Request: Take from the listing each line that has the string "this".
★ ★ ★ ★ ★ ★ ★
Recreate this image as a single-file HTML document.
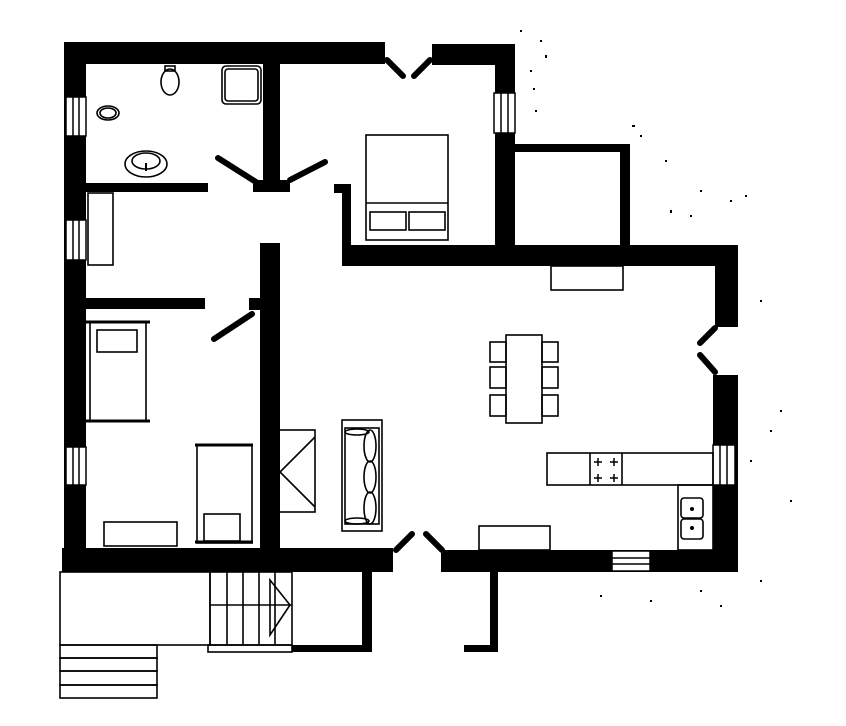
<!DOCTYPE html>
<html><head><style>html,body{margin:0;padding:0;background:#fff}svg{display:block}</style></head>
<body>
<svg width="846" height="726" viewBox="0 0 846 726" xmlns="http://www.w3.org/2000/svg">
<g fill="#000">
<rect x="64" y="42" width="321" height="22"/>
<rect x="432" y="44" width="83" height="21"/>
<rect x="64" y="42" width="22" height="530"/>
<rect x="495" y="44" width="20" height="222"/>
<rect x="515" y="144" width="115" height="8"/>
<rect x="620" y="144" width="10" height="110"/>
<rect x="342" y="245" width="396" height="21"/>
<rect x="334" y="184" width="17" height="9"/>
<rect x="342" y="184" width="9" height="82"/>
<rect x="715" y="245" width="23" height="82"/>
<rect x="713" y="375" width="25" height="197"/>
<rect x="441" y="550" width="297" height="22"/>
<rect x="62" y="548" width="331" height="24"/>
<rect x="263" y="64" width="17" height="128"/>
<rect x="253" y="180" width="37" height="12"/>
<rect x="86" y="183" width="122" height="9"/>
<rect x="64" y="298" width="141" height="11"/>
<rect x="249" y="298" width="14" height="12"/>
<rect x="260" y="243" width="20" height="307"/>
<rect x="362" y="572" width="10" height="80"/>
<rect x="292" y="645" width="80" height="7"/>
<rect x="490" y="572" width="8" height="80"/>
<rect x="464" y="645" width="34" height="7"/>
</g>
<g stroke="#000" stroke-width="6" stroke-linecap="round">
<line x1="387" y1="60" x2="403" y2="76"/>
<line x1="430" y1="60" x2="414" y2="76"/>
<line x1="218" y1="158" x2="256" y2="182"/>
<line x1="325" y1="162" x2="290" y2="180"/>
<line x1="252" y1="314" x2="214" y2="339"/>
<line x1="715" y1="328" x2="700" y2="343"/>
<line x1="700" y1="355" x2="715" y2="372"/>
<line x1="396" y1="550" x2="412" y2="534"/>
<line x1="442" y1="550" x2="426" y2="534"/>
</g>
<g fill="#fff" stroke="#000" stroke-width="1.5">
<rect x="66" y="97" width="20" height="39"/>
<rect x="66" y="220" width="20" height="40"/>
<rect x="66" y="447" width="20" height="38"/>
<rect x="494" y="93" width="21" height="40"/>
<rect x="713" y="445" width="22" height="40"/>
<rect x="612" y="551" width="38" height="20"/>
</g>
<g stroke="#000" stroke-width="1.5">
<line x1="73" y1="97" x2="73" y2="136"/><line x1="79" y1="97" x2="79" y2="136"/>
<line x1="73" y1="220" x2="73" y2="260"/><line x1="79" y1="220" x2="79" y2="260"/>
<line x1="73" y1="447" x2="73" y2="485"/><line x1="79" y1="447" x2="79" y2="485"/>
<line x1="501" y1="93" x2="501" y2="133"/><line x1="508" y1="93" x2="508" y2="133"/>
<line x1="720" y1="445" x2="720" y2="485"/><line x1="727" y1="445" x2="727" y2="485"/>
<line x1="612" y1="558" x2="650" y2="558"/><line x1="612" y1="564" x2="650" y2="564"/>
</g>
<g fill="none" stroke="#000" stroke-width="1.6">
<ellipse cx="170" cy="82" rx="9" ry="13"/><rect x="165" y="66" width="10" height="5"/>
<rect x="222" y="66" width="39" height="38" rx="4"/><rect x="225" y="69" width="33" height="32" rx="3"/>
<ellipse cx="108" cy="113" rx="11" ry="7"/><ellipse cx="108" cy="113" rx="8" ry="5"/>
<ellipse cx="146" cy="164" rx="21" ry="13"/><ellipse cx="146" cy="161" rx="14" ry="8"/>
<rect x="88" y="193" width="25" height="72"/>
<rect x="90" y="322" width="56" height="99"/><line x1="86" y1="322" x2="150" y2="322" stroke-width="3"/><line x1="86" y1="421" x2="150" y2="421" stroke-width="3"/>
<rect x="97" y="330" width="40" height="22"/>
<rect x="197" y="445" width="55" height="98"/><line x1="195" y1="445" x2="253" y2="445" stroke-width="3"/><line x1="195" y1="542" x2="253" y2="542" stroke-width="3"/>
<rect x="204" y="514" width="36" height="27"/>
<rect x="104" y="522" width="73" height="24"/>
<rect x="366" y="135" width="82" height="105"/><line x1="366" y1="203" x2="448" y2="203"/>
<rect x="370" y="212" width="36" height="18"/><rect x="409" y="212" width="36" height="18"/>
<rect x="551" y="266" width="72" height="24"/>
<rect x="279" y="430" width="36" height="82"/>
<polyline points="315,437 280,472 315,507"/>
<rect x="342" y="420" width="40" height="111"/>
<rect x="345" y="428" width="34" height="96"/>
<ellipse cx="370" cy="446" rx="6" ry="16"/><ellipse cx="370" cy="477" rx="6" ry="16"/><ellipse cx="370" cy="508" rx="6" ry="16"/>
<ellipse cx="357" cy="432" rx="12" ry="3"/><ellipse cx="357" cy="521" rx="12" ry="3"/>
<rect x="506" y="335" width="36" height="88"/>
<rect x="490" y="342" width="16" height="20"/><rect x="490" y="367" width="16" height="21"/><rect x="490" y="395" width="16" height="21"/>
<rect x="542" y="342" width="16" height="20"/><rect x="542" y="367" width="16" height="21"/><rect x="542" y="395" width="16" height="21"/>
<rect x="547" y="453" width="166" height="32"/>
<line x1="590" y1="453" x2="590" y2="485"/><line x1="622" y1="453" x2="622" y2="485"/>
<rect x="678" y="485" width="35" height="65"/>
<rect x="681" y="498" width="22" height="20" rx="3"/><rect x="681" y="519" width="22" height="20" rx="3"/>
<rect x="479" y="526" width="71" height="24"/>
<rect x="60" y="572" width="150" height="73"/>
<rect x="210" y="572" width="82" height="73"/>
<line x1="210" y1="605" x2="292" y2="605"/>
<line x1="227" y1="572" x2="227" y2="645"/><line x1="243" y1="572" x2="243" y2="645"/><line x1="259" y1="572" x2="259" y2="645"/><line x1="275" y1="572" x2="275" y2="645"/>
<polygon points="270,580 290,605 270,635"/>
<rect x="208" y="645" width="84" height="7"/>
<rect x="60" y="645" width="97" height="13"/><rect x="60" y="658" width="97" height="13"/><rect x="60" y="671" width="97" height="14"/><rect x="60" y="685" width="97" height="13"/>
</g>
<g stroke="#000" stroke-width="1.5">
<line x1="594" y1="462" x2="602" y2="462"/><line x1="598" y1="458" x2="598" y2="466"/>
<line x1="610" y1="462" x2="618" y2="462"/><line x1="614" y1="458" x2="614" y2="466"/>
<line x1="594" y1="478" x2="602" y2="478"/><line x1="598" y1="474" x2="598" y2="482"/>
<line x1="610" y1="478" x2="618" y2="478"/><line x1="614" y1="474" x2="614" y2="482"/>
</g>
<g fill="#000">
<rect x="145" y="163" width="2" height="8"/><circle cx="692" cy="509" r="2"/><circle cx="692" cy="528" r="2"/>
<rect x="540" y="40" width="2" height="2"/><rect x="530" y="70" width="2" height="2"/><rect x="535" y="110" width="2" height="2"/>
<rect x="545" y="55" width="2" height="3"/><rect x="520" y="30" width="2" height="2"/><rect x="533" y="88" width="2" height="2"/>
<rect x="640" y="135" width="2" height="2"/><rect x="665" y="160" width="2" height="2"/><rect x="690" y="215" width="2" height="2"/>
<rect x="632" y="125" width="3" height="2"/><rect x="700" y="190" width="2" height="2"/><rect x="730" y="200" width="2" height="2"/>
<rect x="745" y="195" width="2" height="2"/><rect x="670" y="210" width="2" height="3"/><rect x="760" y="300" width="2" height="2"/>
<rect x="770" y="430" width="2" height="2"/><rect x="760" y="580" width="2" height="2"/><rect x="650" y="600" width="2" height="2"/>
<rect x="780" y="410" width="2" height="2"/><rect x="750" y="460" width="2" height="2"/><rect x="790" y="500" width="2" height="2"/>
<rect x="700" y="590" width="2" height="2"/><rect x="720" y="605" width="2" height="2"/><rect x="600" y="595" width="2" height="2"/>
</g>
</svg>
</body></html>
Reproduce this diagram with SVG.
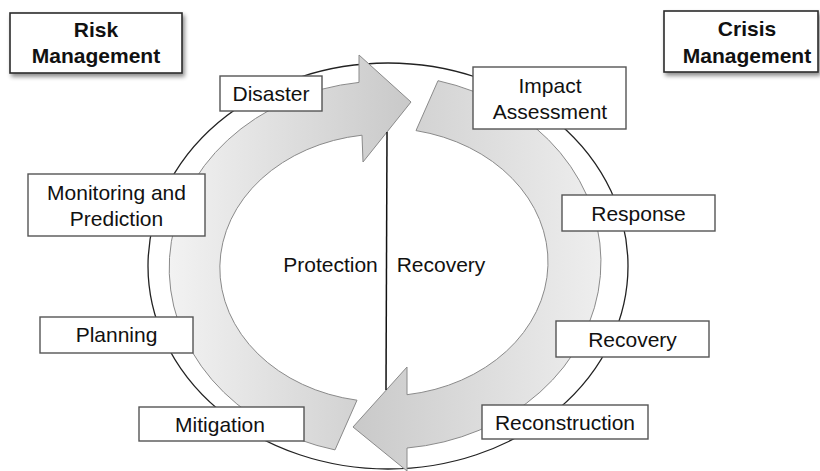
<svg xmlns="http://www.w3.org/2000/svg" width="820" height="471" viewBox="0 0 820 471">
<defs>
<style>
.box{fill:#fff;stroke:#555;stroke-width:1.4}
.hbox{fill:#fff;stroke:#2a2a2a;stroke-width:1.6}
.t{font-family:"Liberation Sans",Arial,sans-serif;font-size:21px;fill:#111;text-anchor:middle}
.b{font-weight:bold}
.arrow{stroke:#8a8a8a;stroke-width:1}
</style>
<linearGradient id="g1" gradientUnits="userSpaceOnUse" x1="170" y1="0" x2="410" y2="0">
<stop offset="0" stop-color="#f2f2f2"/><stop offset="1" stop-color="#c9c9c9"/>
</linearGradient>
<linearGradient id="g2" gradientUnits="userSpaceOnUse" x1="600" y1="0" x2="353" y2="0">
<stop offset="0" stop-color="#eeeeee"/><stop offset="1" stop-color="#c9c9c9"/>
</linearGradient>
<filter id="sh" x="-10%" y="-10%" width="130%" height="140%">
<feDropShadow dx="2" dy="3" stdDeviation="2" flood-color="#000" flood-opacity="0.45"/>
</filter>
</defs>
<rect width="820" height="471" fill="#fff"/>
<g id="cycle">
<ellipse cx="388" cy="266" rx="240" ry="203" fill="none" stroke="#222" stroke-width="1.3"/>
<path id="arrow-protection" class="arrow" fill="url(#g1)" d="M335,449.9 A216,187 0 0 1 359,82.4 L359,55 L411,102 L363,162 L362,135.2 A164,134 0 0 0 357,400.2 Z"/>
<path id="arrow-recovery" class="arrow" fill="url(#g2)" d="M438,80.7 A216,187 0 0 1 407,448 L407,471 L353,427 L407,367 L407,394.7 A164,134 0 0 0 416,130.6 Z"/>
</g>
<g id="connectors">
<line x1="387" y1="132" x2="386" y2="390" stroke="#111" stroke-width="1.5"/>
</g>
<g id="labels">
<text class="t" x="330.5" y="272">Protection</text>
<text class="t" x="441" y="272">Recovery</text>
</g>
<g id="risk-management">
<rect class="hbox" x="10" y="13" width="172" height="60" filter="url(#sh)"/>
<text class="t b" x="96" y="37">Risk</text>
<text class="t b" x="96" y="63">Management</text>
</g>
<g id="crisis-management">
<rect class="hbox" x="664" y="11" width="154" height="61" filter="url(#sh)"/>
<text class="t b" x="747" y="36">Crisis</text>
<text class="t b" x="747" y="63">Management</text>
</g>
<g id="disaster">
<rect class="box" x="220" y="76" width="102" height="35"/>
<text class="t" x="271" y="101">Disaster</text>
</g>
<g id="impact-assessment">
<rect class="box" x="473" y="67" width="153" height="62"/>
<text class="t" x="550" y="93">Impact</text>
<text class="t" x="550" y="119">Assessment</text>
</g>
<g id="monitoring">
<rect class="box" x="28" y="174" width="177" height="62"/>
<text class="t" x="116.5" y="200">Monitoring and</text>
<text class="t" x="116.5" y="226">Prediction</text>
</g>
<g id="planning">
<rect class="box" x="40" y="317" width="153" height="36"/>
<text class="t" x="116.5" y="342">Planning</text>
</g>
<g id="response">
<rect class="box" x="562" y="195" width="153" height="36"/>
<text class="t" x="638.5" y="221">Response</text>
</g>
<g id="recovery">
<rect class="box" x="556" y="321" width="153" height="36"/>
<text class="t" x="632.5" y="347">Recovery</text>
</g>
<g id="mitigation">
<rect class="box" x="139" y="407" width="165" height="34"/>
<text class="t" x="220" y="432">Mitigation</text>
</g>
<g id="reconstruction">
<rect class="box" x="482" y="405" width="166" height="34"/>
<text class="t" x="565" y="430">Reconstruction</text>
</g>
</svg>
★ ★ ★ ★ ★ ★ ★
Completed task:
Recreate this image as a single-file HTML document.
Reproduce this diagram with SVG.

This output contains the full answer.